BARSTOW • A former Barstow man was sentenced to six years in prison Wednesday for the death of a comrade who was shot and killed during a failed robbery attempt in 2009.
Stefan Copeland, 38, pleaded guilty to voluntary manslaughter Wednesday in the death of his accomplice, Henry Jackson, 57, of Los Angeles.
Copeland, Jackson, and Lewis Ricardo, 53, also from Los Angeles, were accused of attempting to rob Paul Arreola, 38, at his home on Teton Drive on June 12, 2009. When Arreola was attacked he shot and killed Jackson.
Copeland was originally charged with murder under the provocative act doctrine, which provides that one can be charged with murder if involved in a dangerous felony that provokes a killing.
Copeland was sentenced to six years in prison, though he could have faced a maximum of 11 years for the charge, according to Deputy District Attorney Sean Daugherty.
Copeland's attorney, Salvador Silva said the deal was a good turn out for his client, who should be out of prison in about two and a half years because of time already served. That's much better than the 25 years to life he was facing, Silva said.

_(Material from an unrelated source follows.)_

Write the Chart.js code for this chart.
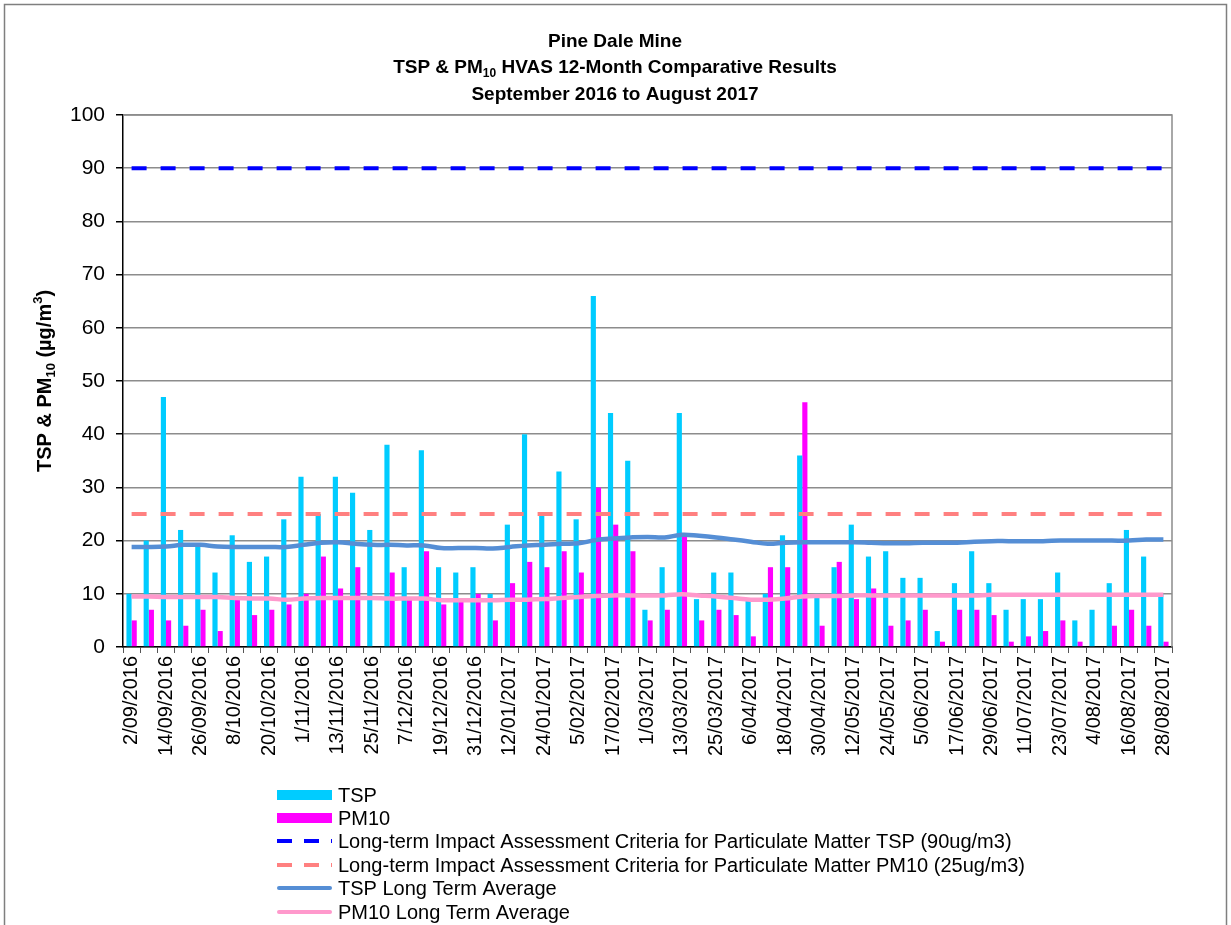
<!DOCTYPE html>
<html>
<head>
<meta charset="utf-8">
<script src="https://cdn.jsdelivr.net/npm/chart.js@4.4.0/dist/chart.umd.min.js"></script>
<style>
  html, body { margin: 0; padding: 0; background: #fff; }
</style>
</head>
<body>
<canvas id="myChart" width="1231" height="925"></canvas>
<script>
// sample dates (every 6 days), labels shown on every second one
var dates = ["2/09/2016", "8/09/2016", "14/09/2016", "20/09/2016", "26/09/2016", "2/10/2016", "8/10/2016", "14/10/2016",
    "20/10/2016", "26/10/2016", "1/11/2016", "7/11/2016", "13/11/2016", "19/11/2016", "25/11/2016", "1/12/2016",
    "7/12/2016", "13/12/2016", "19/12/2016", "25/12/2016", "31/12/2016", "6/01/2017", "12/01/2017", "18/01/2017",
    "24/01/2017", "30/01/2017", "5/02/2017", "11/02/2017", "17/02/2017", "23/02/2017", "1/03/2017", "7/03/2017",
    "13/03/2017", "19/03/2017", "25/03/2017", "31/03/2017", "6/04/2017", "12/04/2017", "18/04/2017", "24/04/2017",
    "30/04/2017", "6/05/2017", "12/05/2017", "18/05/2017", "24/05/2017", "30/05/2017", "5/06/2017", "11/06/2017",
    "17/06/2017", "23/06/2017", "29/06/2017", "5/07/2017", "11/07/2017", "17/07/2017", "23/07/2017", "29/07/2017",
    "4/08/2017", "10/08/2017", "16/08/2017", "22/08/2017", "28/08/2017"];

var tsp = [10, 20, 47, 22, 19, 14, 21, 16, 17, 24, 32, 25, 32, 29, 22, 38, 15, 37, 15, 14, 15, 10, 23, 40, 25, 33, 24, 66, 44, 35,
    7, 15, 44, 9, 14, 14, 9, 10, 21, 36, 10, 15, 23, 17, 18, 13, 13, 3, 12, 18, 12, 7, 9, 9, 14, 5, 7, 12, 22, 17, 10];

var pm10 = [5, 7, 5, 4, 7, 3, 9, 6, 7, 8, 10, 17, 11, 15, null, 14, 9, 18, 8, 9, 10, 5, 12, 16, 15, 18, 14, 30, 23, 18,
    5, 7, 21, 5, 7, 6, 2, 15, 15, 46, 4, 16, 9, 11, 4, 5, 7, 1, 7, 7, 6, 1, 2, 3, 5, 1, 0, 4, 7, 4, 1];

var tspAvg = [18.8, 18.8, 18.9, 19.2, 19.2, 18.9, 18.8, 18.8, 18.8, 18.8, 19.2, 19.6, 19.7, 19.4, 19.2,
    19.2, 19.1, 19.1, 18.6, 18.6, 18.6, 18.5, 18.8, 19.1, 19.2, 19.4, 19.5, 20.1, 20.4, 20.6,
    20.7, 20.6, 21.1, 20.9, 20.6, 20.2, 19.8, 19.4, 19.6, 19.7, 19.7, 19.7, 19.7, 19.6, 19.5,
    19.5, 19.6, 19.6, 19.6, 19.8, 19.9, 19.9, 19.9, 19.9, 20.0, 20.0, 20.0, 20.0, 20.0, 20.2, 20.2];

var pm10Avg = [9.5, 9.5, 9.4, 9.4, 9.4, 9.4, 9.2, 9.1, 9.1, 8.9, 9.1, 9.2, 9.2, 9.2, 9.2,
    9.1, 9.1, 9.1, 8.8, 8.8, 8.8, 8.8, 8.9, 8.9, 9.0, 9.2, 9.4, 9.6, 9.7, 9.7,
    9.7, 9.7, 9.9, 9.7, 9.5, 9.2, 8.9, 8.9, 9.1, 9.5, 9.6, 9.6, 9.7, 9.7, 9.7,
    9.7, 9.7, 9.7, 9.7, 9.7, 9.8, 9.8, 9.8, 9.8, 9.8, 9.8, 9.8, 9.8, 9.8, 9.8, 9.8];

var tspCriterion = 90;
var pm10Criterion = 25;

var yTicks = [0, 10, 20, 30, 40, 50, 60, 70, 80, 90, 100];

var legendLabels = ["TSP", "PM10",
    "Long-term Impact Assessment Criteria for Particulate Matter TSP (90ug/m3)",
    "Long-term Impact Assessment Criteria for Particulate Matter PM10 (25ug/m3)",
    "TSP Long Term Average", "PM10 Long Term Average"];

var FONT = '"Liberation Sans", Arial, sans-serif';
Chart.defaults.font.family = FONT;
Chart.defaults.color = '#000';

// draws text with sub/superscript pieces, centred on cx
function richText(c, parts, cx, cy, size) {
    var total = 0;
    parts.forEach(function(p) {
        c.font = 'bold ' + (p.s ? Math.round(size * 0.65) : size) + 'px ' + FONT;
        p.w = c.measureText(p.t).width;
        total += p.w;
    });
    var x = cx - total / 2;
    parts.forEach(function(p) {
        c.font = 'bold ' + (p.s ? Math.round(size * 0.65) : size) + 'px ' + FONT;
        var dy = p.s === 'sub' ? size * 0.3 : (p.s === 'sup' ? -size * 0.35 : 0);
        c.fillText(p.t, x, cy + dy);
        x += p.w;
    });
}

var decor = {
    id: 'decor',
    beforeDatasetsDraw: function(chart) {
        var c = chart.ctx, a = chart.chartArea;
        c.save();
        c.strokeStyle = '#8c8c8c';
        c.lineWidth = 1.5;
        c.beginPath();
        c.moveTo(a.left, a.top);
        c.lineTo(a.right, a.top);
        c.lineTo(a.right, a.bottom);
        c.stroke();
        c.restore();
    },
    afterDraw: function(chart) {
        var c = chart.ctx;
        c.save();
        // outer border
        c.strokeStyle = '#7f7f7f';
        c.lineWidth = 1.5;
        c.strokeRect(4.5, 4.5, 1222, 1000);

        // title
        c.fillStyle = '#000';
        c.textBaseline = 'middle';
        c.textAlign = 'left';
        richText(c, [{t: 'Pine Dale Mine'}], 615, 42, 19);
        richText(c, [{t: 'TSP & PM'}, {t: '10', s: 'sub'}, {t: ' HVAS 12-Month Comparative Results'}], 615, 68, 19);
        richText(c, [{t: 'September 2016 to August 2017'}], 615, 95, 19);

        // y axis title
        c.save();
        c.translate(45, 381);
        c.rotate(-Math.PI / 2);
        richText(c, [{t: 'TSP & PM'}, {t: '10', s: 'sub'}, {t: ' (µg/m'}, {t: '3', s: 'sup'}, {t: ')'}], 0, 0, 20);
        c.restore();

        // legend
        var x0 = 277, x1 = 332, tx = 338;
        var rows = [795, 818, 841, 865, 888, 912];
        var ds = chart.data.datasets;
        var order = [4, 5, 0, 1, 2, 3];
        c.font = '20px ' + FONT;
        c.textBaseline = 'middle';
        order.forEach(function(di, i) {
            var d = ds[di], y = rows[i];
            if (d.type === 'line') {
                c.strokeStyle = d.borderColor;
                c.lineWidth = 4;
                c.setLineDash(d.borderDash ? [15, 12] : []);
                c.lineCap = d.borderDash ? 'butt' : 'round';
                c.beginPath();
                c.moveTo(x0 + (d.borderDash ? 0 : 2), y);
                c.lineTo(x1 - (d.borderDash ? 0 : 2), y);
                c.stroke();
                c.setLineDash([]);
            } else {
                c.fillStyle = d.backgroundColor;
                c.fillRect(x0, y - 5, x1 - x0, 10);
            }
            c.fillStyle = '#000';
            c.fillText(legendLabels[i], tx, y + 1);
        });
        c.restore();
    }
};

var ctx = document.getElementById("myChart");
var myChart = new Chart(ctx, {
    type: 'bar',
    data: {
        labels: dates,
        datasets: [
            {
                type: 'line',
                label: legendLabels[2],
                data: dates.map(function() { return tspCriterion; }),
                borderColor: '#0000FF',
                borderWidth: 4,
                borderDash: [15, 14],
                pointRadius: 0,
                fill: false,
                order: 0
            },
            {
                type: 'line',
                label: legendLabels[3],
                data: dates.map(function() { return pm10Criterion; }),
                borderColor: '#FF8080',
                borderWidth: 4,
                borderDash: [15, 14],
                pointRadius: 0,
                fill: false,
                order: 0
            },
            {
                type: 'line',
                label: legendLabels[4],
                data: tspAvg,
                borderColor: '#558ED5',
                borderWidth: 4.5,
                pointRadius: 0,
                tension: 0.4,
                fill: false,
                order: 0
            },
            {
                type: 'line',
                label: legendLabels[5],
                data: pm10Avg,
                borderColor: '#FF99CC',
                borderWidth: 4.5,
                pointRadius: 0,
                tension: 0.4,
                fill: false,
                order: 0
            },
            {
                label: legendLabels[0],
                data: tsp,
                backgroundColor: '#00CCFF',
                barPercentage: 1,
                categoryPercentage: 0.6,
                order: 1
            },
            {
                label: legendLabels[1],
                data: pm10,
                backgroundColor: '#FF00FF',
                barPercentage: 1,
                categoryPercentage: 0.6,
                order: 1
            }
        ]
    },
    options: {
        responsive: false,
        animation: false,
        layout: { padding: { left: 0, top: 115, right: 59, bottom: 0 } },
        plugins: {
            legend: { display: false },
            title: { display: false },
            tooltip: { enabled: false }
        },
        scales: {
            x: {
                grid: { drawOnChartArea: false, drawTicks: true, tickLength: 6, color: '#555', offset: true },
                border: { color: '#000', width: 1.5 },
                ticks: {
                    autoSkip: false,
                    maxRotation: 90,
                    minRotation: 90,
                    padding: 3,
                    font: { size: 20 },
                    callback: function(v, i) { return i % 2 === 0 ? dates[i] : ''; }
                },
                afterFit: function(s) { s.height = 278; }
            },
            y: {
                min: yTicks[0],
                max: yTicks[yTicks.length - 1],
                afterBuildTicks: function(s) { s.ticks = yTicks.map(function(v) { return { value: v }; }); },
                ticks: { font: { size: 21 }, padding: 11 },
                grid: { color: '#8c8c8c', lineWidth: 1.5, tickColor: '#000', tickLength: 7 },
                border: { color: '#000', width: 1.5 },
                afterFit: function(s) { s.width = 123; }
            }
        }
    },
    plugins: [decor]
});
</script>
</body>
</html>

Silva still maintains that the Copeland's crime didn't fall under provocative act doctrine because the doctrine requires for one to go above and beyond normal measures needed to commit the intended crime. His client used only force necessary to commit robbery, and he had no weapon, Silva said.
Daughtery was not able to comment further on the case as he awaits trial for Arreola and Ricardo.
Ricardo still faces murder and attempted robbery charges for Jackson's death, for which he could serve 25 years to life in prison.
Investigators found Arreola acted in self-defense and he was not charged for Jackson's death. However, Arreola was charged with planting or cultivating marijuana, possession of marijuana with intent to sell, and possession of narcotics with intent to sell. Upon investigation of the incident, police found an elaborate marijuana growth operation and evidence that he might be selling narcotics. If charged, Arreola could serve three to four years in prison, Daugherty said.
Ricardo and Arreola are set to appear in court for a readiness calendar on Feb. 15.